An attempt was made to run a fourth race with an upwind start, but the wind disappeared and the fleet was sent ashore.


“It was challenging for the tacticians,” admitted Alinghi’s tactician, 470 Olympic bronze medallist, Nicolas Charbonnier. “There were many big shifts that were hard to see and we don’t really know the place or its trends or where it is good to go. Plus, the fleet is really compact - it is challenging, but really, really good racing. The Mar Menor is a really nice place. The absolutely flat water is perfect for foiling because it is safer and we can go faster. Plus the organisation is good.”
After his team’s disappointing performance at September’s GC32 World Championship in Villasimius, Christian Zuerrer was happy today with his Black Star Sailing Team’s performance. “We made some good come-backs and made the right decisions. Unfortunately we didn’t do that well in the first race, but we learned and we did it better on the second and third races.

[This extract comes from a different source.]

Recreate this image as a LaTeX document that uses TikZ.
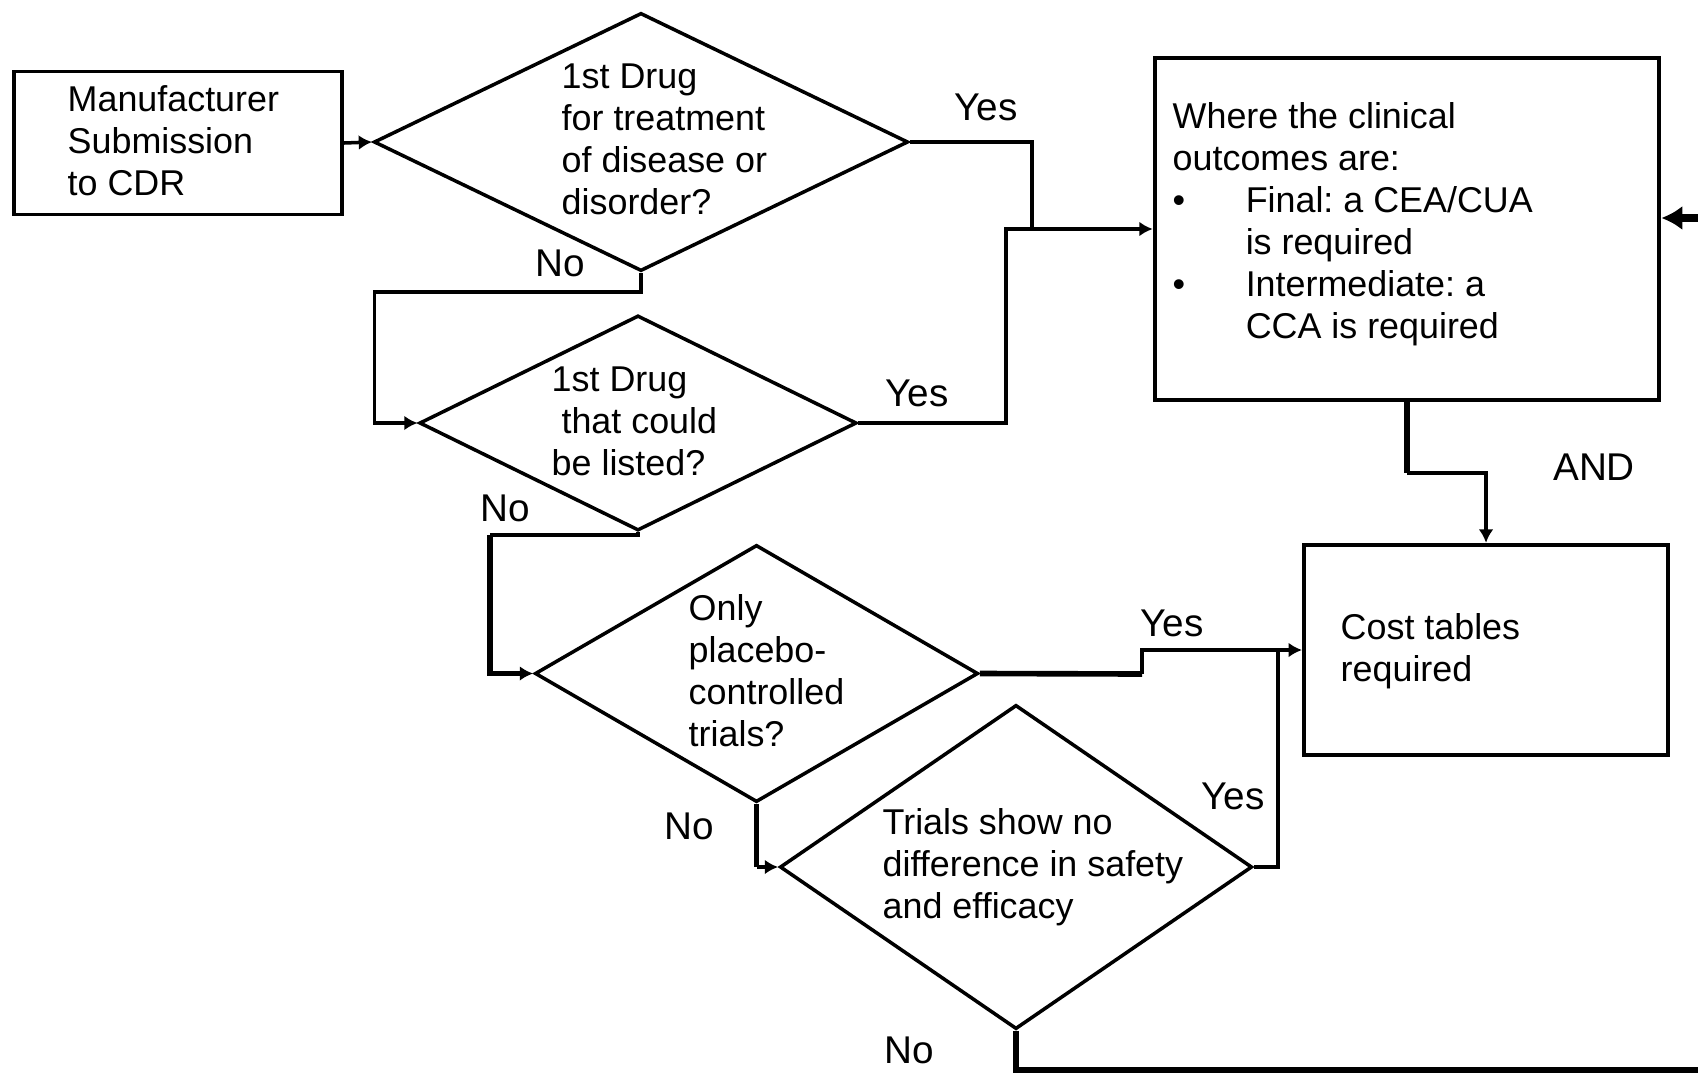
\documentclass[tikz,border=0pt]{standalone}
\usepackage{fontspec}
\setmainfont{Liberation Sans}
\usetikzlibrary{shapes.geometric,arrows.meta}
\frenchspacing
\begin{document}
\begin{tikzpicture}[x=0.01cm,y=-0.01cm,
  box/.style={draw,line width=1.1pt,rectangle,inner sep=0},
  dia/.style={draw,line width=1pt,diamond,inner sep=0},
  txt/.style={anchor=west,align=left,inner sep=0,font=\fontsize{10.2}{11.95}\selectfont},
  lbl/.style={inner sep=0,font=\fontsize{11}{13}\selectfont},
  conn/.style={line width=1pt},
  heavy/.style={line width=1.6pt},
  arr/.style={-{Latex[length=3.8pt,width=4.2pt]}},
]
\useasboundingbox (0,0) rectangle (1698,1073);

% shapes
\node[box,minimum width=3.28cm,minimum height=1.43cm] (m) at (178,143) {};
\node[dia,minimum width=5.34cm,minimum height=2.58cm] (d1) at (641,142) {};
\node[dia,minimum width=4.37cm,minimum height=2.15cm] (d2) at (638,423) {};
\node[dia,minimum width=4.43cm,minimum height=2.57cm] (d3) at (756.5,673.5) {};
\node[dia,minimum width=4.72cm,minimum height=3.24cm] (d4) at (1016,867) {};
\node[box,minimum width=5.045cm,minimum height=3.42cm] (b1) at (1407,229) {};
\node[box,minimum width=3.64cm,minimum height=2.105cm] (cost) at (1486,650) {};

% texts
\node[txt] (mt) at (67,141) {Manufacturer\\Submission\\to CDR};
\node[txt] (d1t) at (561,139) {1st Drug\\for treatment\\of disease or\\disorder?};
\node[txt] (d2t) at (551,421) {1st Drug\\\hspace*{2.8pt}that could\\be listed?};
\node[txt] (d3t) at (688,671) {Only\\placebo-\\controlled\\trials?};
\node[txt] (d4t) at (882,867) {Trials show no\\difference in safety\\and efficacy};
\node[txt] (ct) at (1340,651) {Cost tables\\required};
\node[txt] (bt) at (1172,224) {Where the clinical\\outcomes are:\\\makebox[0.73cm][l]{\textbullet}Final: a CEA/CUA\\\hspace*{0.73cm}is required\\\makebox[0.73cm][l]{\textbullet}Intermediate: a\\\hspace*{0.73cm}CCA is required};

% labels
\node[lbl] (y1) at (986,107) {Yes};
\node[lbl] (n1) at (560,263) {No};
\node[lbl] (y2) at (917,393) {Yes};
\node[lbl] (n2) at (505,508) {No};
\node[lbl] (y3) at (1172,623) {Yes};
\node[lbl] (n3) at (689,826) {No};
\node[lbl] (y4) at (1233,796) {Yes};
\node[lbl] (n4) at (909,1050) {No};
\node[lbl] (and) at (1594,467) {AND};

% coordinates
\coordinate (j1) at (1032,230);
\coordinate (k1) at (1006,423);
\coordinate (c1) at (374.7,292);
\coordinate (c2) at (490,535);
\coordinate (c3) at (1142,674);
\coordinate (c4) at (1278,650);
\coordinate (c5) at (1407,473);
\coordinate (r1) at (1698,218);
\coordinate (r2) at (1698,1070);

% connectors
\draw[conn,arr] (m.east) -- (d1.west);
\draw[conn] (d1.east) -| (j1);
\draw[conn,arr] (d2.east) -- (k1) |- (b1.west);
\draw[conn,arr] (d1.south) |- (c1) |- (d2.west);
\draw[conn] (d2.south) |- (c2);
\draw[heavy,arr] (c2) |- (d3.west);
\draw[heavy] (d3.south) -- (d3.south |- d4.west);
\draw[conn,arr] (d3.south |- d4.west) -- (d4.west);
\draw[heavy] (d3.east) -- (c3);
\draw[conn,arr] (c3) |- (cost.west);
\draw[conn] (d4.east) -| (c4);
\draw[heavy] (b1.south) -- (c5);
\draw[conn,arr] (c5) -| (cost.north);
\draw[line width=2.4pt,-{Latex[length=6pt,width=7pt]}] (r1) -- (r1 -| b1.east);
\draw[heavy] (d4.south) |- (r2);
\end{tikzpicture}
\end{document}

The most important thing was to come back.”


The GC32 Mar Menor Cup is being supported and hosted over the next four days by the Club Náutico Lo Pagán with the support of Turismo Region Murcia, Autoridad Portuaria de Cartagena and local municipalities San Pedro del Pinatar, Cartagena, San Javier and Los Alcázares.


Racing continues until Sunday when the 2021 GC32 Racing Tour champion will be crowned.